Work to complete
Go over the entries below line by line, copying each one that contains the word "with".

Records
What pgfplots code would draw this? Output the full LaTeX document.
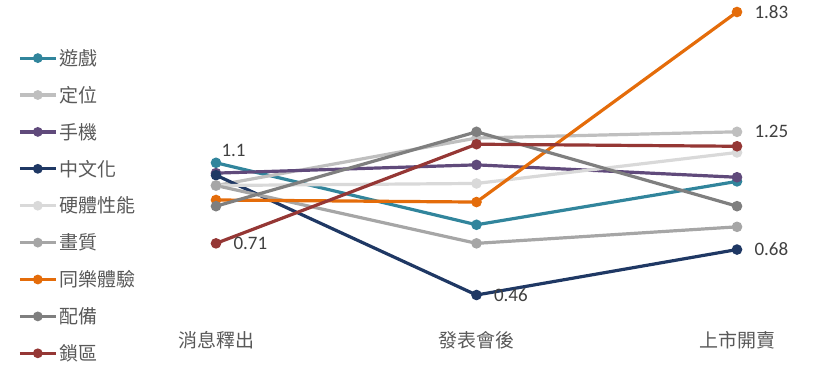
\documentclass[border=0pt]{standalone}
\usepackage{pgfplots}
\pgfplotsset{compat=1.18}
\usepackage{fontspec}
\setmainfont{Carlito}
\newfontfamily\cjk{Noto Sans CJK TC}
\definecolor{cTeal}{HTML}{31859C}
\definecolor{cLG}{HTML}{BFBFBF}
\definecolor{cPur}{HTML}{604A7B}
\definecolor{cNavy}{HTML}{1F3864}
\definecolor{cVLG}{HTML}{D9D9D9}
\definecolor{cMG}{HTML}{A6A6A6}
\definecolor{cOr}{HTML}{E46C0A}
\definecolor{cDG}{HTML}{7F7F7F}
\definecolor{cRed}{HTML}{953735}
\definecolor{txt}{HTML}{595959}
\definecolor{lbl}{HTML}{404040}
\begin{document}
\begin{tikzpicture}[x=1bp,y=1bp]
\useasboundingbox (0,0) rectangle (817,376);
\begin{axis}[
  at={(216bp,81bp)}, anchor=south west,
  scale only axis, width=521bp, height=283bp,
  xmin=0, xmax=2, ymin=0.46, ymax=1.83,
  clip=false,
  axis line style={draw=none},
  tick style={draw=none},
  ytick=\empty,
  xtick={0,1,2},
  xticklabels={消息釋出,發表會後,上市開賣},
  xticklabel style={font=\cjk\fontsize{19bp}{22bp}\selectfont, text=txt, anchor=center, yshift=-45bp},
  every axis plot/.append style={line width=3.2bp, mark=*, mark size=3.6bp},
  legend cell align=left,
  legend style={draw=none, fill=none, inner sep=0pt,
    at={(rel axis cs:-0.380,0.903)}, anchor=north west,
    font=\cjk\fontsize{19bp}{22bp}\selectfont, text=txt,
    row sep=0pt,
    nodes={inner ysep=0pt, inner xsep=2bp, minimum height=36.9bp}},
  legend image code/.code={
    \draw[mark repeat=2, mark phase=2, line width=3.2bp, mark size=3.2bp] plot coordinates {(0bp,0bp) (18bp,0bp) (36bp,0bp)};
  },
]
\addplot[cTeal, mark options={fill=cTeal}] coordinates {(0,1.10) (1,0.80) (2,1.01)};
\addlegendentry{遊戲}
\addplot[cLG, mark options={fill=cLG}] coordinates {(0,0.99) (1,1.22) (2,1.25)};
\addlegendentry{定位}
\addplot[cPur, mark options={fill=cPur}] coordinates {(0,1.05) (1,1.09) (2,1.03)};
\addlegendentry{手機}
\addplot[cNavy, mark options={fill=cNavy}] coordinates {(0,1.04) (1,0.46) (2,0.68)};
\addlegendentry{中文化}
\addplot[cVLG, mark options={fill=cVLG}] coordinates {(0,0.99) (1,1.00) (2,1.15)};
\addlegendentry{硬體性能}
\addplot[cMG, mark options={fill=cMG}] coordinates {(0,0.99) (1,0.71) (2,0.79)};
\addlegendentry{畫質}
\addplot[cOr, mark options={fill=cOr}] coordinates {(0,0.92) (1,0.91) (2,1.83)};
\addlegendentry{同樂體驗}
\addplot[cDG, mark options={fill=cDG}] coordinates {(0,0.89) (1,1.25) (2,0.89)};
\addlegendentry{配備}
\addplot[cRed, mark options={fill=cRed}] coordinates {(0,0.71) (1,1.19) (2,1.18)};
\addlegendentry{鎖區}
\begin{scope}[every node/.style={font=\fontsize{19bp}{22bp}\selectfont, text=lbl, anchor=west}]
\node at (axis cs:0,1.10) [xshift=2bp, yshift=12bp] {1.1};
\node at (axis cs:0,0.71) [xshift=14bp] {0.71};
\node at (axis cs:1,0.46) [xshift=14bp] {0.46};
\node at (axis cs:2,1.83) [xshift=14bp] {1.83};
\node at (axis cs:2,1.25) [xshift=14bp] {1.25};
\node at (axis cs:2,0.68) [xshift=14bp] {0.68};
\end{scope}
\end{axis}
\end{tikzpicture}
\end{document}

---

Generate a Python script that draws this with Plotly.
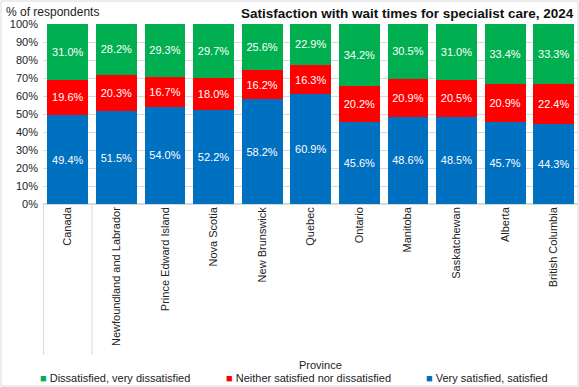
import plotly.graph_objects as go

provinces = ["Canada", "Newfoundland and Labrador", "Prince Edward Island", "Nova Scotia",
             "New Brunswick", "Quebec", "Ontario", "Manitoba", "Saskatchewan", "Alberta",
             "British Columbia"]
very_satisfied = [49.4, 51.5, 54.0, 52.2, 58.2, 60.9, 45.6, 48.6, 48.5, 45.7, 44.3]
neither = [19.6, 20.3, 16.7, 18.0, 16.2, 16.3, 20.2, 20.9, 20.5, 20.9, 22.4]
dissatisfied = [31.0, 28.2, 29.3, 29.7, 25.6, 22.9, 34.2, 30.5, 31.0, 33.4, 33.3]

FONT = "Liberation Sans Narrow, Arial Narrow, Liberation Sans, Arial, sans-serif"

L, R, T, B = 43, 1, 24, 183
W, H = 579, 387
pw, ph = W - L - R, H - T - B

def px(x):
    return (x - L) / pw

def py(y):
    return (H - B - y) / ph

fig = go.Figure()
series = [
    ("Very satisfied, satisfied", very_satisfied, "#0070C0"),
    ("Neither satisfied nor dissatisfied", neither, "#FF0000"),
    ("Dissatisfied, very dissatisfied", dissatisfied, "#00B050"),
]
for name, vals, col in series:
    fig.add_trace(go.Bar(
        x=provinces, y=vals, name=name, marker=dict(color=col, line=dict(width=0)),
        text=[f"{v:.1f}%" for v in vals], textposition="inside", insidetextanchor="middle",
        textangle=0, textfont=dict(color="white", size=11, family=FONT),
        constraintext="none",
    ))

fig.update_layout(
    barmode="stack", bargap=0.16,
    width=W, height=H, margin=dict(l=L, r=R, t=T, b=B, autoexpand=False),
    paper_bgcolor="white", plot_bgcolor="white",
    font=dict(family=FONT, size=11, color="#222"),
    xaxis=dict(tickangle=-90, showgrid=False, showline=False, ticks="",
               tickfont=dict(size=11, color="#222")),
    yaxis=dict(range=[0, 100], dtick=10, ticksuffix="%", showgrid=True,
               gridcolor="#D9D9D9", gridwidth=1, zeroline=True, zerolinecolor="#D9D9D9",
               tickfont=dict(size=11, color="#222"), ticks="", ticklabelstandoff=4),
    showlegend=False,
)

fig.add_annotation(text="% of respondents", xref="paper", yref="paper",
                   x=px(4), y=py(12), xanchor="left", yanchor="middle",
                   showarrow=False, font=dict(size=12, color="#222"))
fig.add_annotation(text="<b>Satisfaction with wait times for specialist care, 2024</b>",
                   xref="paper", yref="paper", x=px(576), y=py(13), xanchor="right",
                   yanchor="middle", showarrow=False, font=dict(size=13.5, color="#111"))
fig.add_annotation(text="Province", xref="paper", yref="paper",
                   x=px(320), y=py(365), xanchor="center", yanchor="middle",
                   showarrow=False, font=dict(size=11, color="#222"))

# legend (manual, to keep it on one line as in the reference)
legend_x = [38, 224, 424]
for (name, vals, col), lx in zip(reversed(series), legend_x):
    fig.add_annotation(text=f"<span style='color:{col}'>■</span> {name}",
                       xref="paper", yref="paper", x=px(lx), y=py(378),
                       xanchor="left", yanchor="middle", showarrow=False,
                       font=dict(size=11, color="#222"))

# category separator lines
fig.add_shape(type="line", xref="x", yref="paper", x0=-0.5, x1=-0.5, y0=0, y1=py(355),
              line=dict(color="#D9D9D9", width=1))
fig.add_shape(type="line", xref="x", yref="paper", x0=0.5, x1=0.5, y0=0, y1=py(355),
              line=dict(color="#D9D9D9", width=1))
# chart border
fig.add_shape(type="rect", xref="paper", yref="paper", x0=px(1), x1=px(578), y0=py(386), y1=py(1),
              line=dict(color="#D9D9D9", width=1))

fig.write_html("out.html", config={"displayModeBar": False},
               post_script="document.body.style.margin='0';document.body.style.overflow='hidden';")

==

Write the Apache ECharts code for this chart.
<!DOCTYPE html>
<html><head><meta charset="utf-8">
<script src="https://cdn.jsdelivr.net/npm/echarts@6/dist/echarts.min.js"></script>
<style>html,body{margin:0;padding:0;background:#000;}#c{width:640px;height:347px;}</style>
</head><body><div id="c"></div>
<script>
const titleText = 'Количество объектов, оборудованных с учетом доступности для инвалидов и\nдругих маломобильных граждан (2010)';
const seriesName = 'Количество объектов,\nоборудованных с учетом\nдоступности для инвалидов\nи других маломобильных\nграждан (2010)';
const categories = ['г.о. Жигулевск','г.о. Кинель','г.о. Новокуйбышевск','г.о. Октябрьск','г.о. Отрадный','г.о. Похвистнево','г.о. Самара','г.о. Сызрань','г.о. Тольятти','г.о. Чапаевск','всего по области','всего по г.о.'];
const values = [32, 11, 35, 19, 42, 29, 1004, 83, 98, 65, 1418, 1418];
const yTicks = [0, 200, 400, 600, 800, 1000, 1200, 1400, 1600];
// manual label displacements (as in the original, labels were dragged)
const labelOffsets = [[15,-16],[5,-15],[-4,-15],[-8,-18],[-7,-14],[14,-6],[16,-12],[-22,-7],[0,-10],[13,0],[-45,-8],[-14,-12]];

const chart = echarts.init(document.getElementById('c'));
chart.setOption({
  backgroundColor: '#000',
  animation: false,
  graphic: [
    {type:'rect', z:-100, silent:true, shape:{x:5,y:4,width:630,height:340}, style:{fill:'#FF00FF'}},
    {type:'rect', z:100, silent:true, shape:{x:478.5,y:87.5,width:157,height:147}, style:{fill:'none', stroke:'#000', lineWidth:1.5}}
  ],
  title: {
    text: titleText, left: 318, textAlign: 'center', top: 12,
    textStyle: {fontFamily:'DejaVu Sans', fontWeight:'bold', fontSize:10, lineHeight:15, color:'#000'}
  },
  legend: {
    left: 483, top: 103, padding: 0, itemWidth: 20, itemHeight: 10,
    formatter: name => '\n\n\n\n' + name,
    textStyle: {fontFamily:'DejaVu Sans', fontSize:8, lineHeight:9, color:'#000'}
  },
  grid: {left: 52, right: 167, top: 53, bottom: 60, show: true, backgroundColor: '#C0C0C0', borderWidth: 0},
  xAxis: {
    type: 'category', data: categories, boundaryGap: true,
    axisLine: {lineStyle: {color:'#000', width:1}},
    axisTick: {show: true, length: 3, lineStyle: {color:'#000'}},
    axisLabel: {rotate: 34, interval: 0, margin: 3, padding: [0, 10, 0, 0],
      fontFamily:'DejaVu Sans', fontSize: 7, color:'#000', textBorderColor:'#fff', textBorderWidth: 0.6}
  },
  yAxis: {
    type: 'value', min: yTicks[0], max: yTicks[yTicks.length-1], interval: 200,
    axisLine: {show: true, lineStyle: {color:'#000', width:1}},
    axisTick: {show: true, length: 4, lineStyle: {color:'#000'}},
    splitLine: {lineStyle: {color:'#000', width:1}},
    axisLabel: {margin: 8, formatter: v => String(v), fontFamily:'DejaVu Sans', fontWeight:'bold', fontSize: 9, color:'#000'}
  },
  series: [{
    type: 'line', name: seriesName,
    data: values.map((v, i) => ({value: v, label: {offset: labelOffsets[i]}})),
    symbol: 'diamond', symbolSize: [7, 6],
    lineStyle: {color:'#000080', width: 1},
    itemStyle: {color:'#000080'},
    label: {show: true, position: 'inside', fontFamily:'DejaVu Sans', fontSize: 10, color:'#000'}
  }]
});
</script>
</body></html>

Exercise output
Generate a Python script that draws this with Plotly.
fig.add_annotation(text="<b>Satisfaction with wait times for specialist care, 2024</b>",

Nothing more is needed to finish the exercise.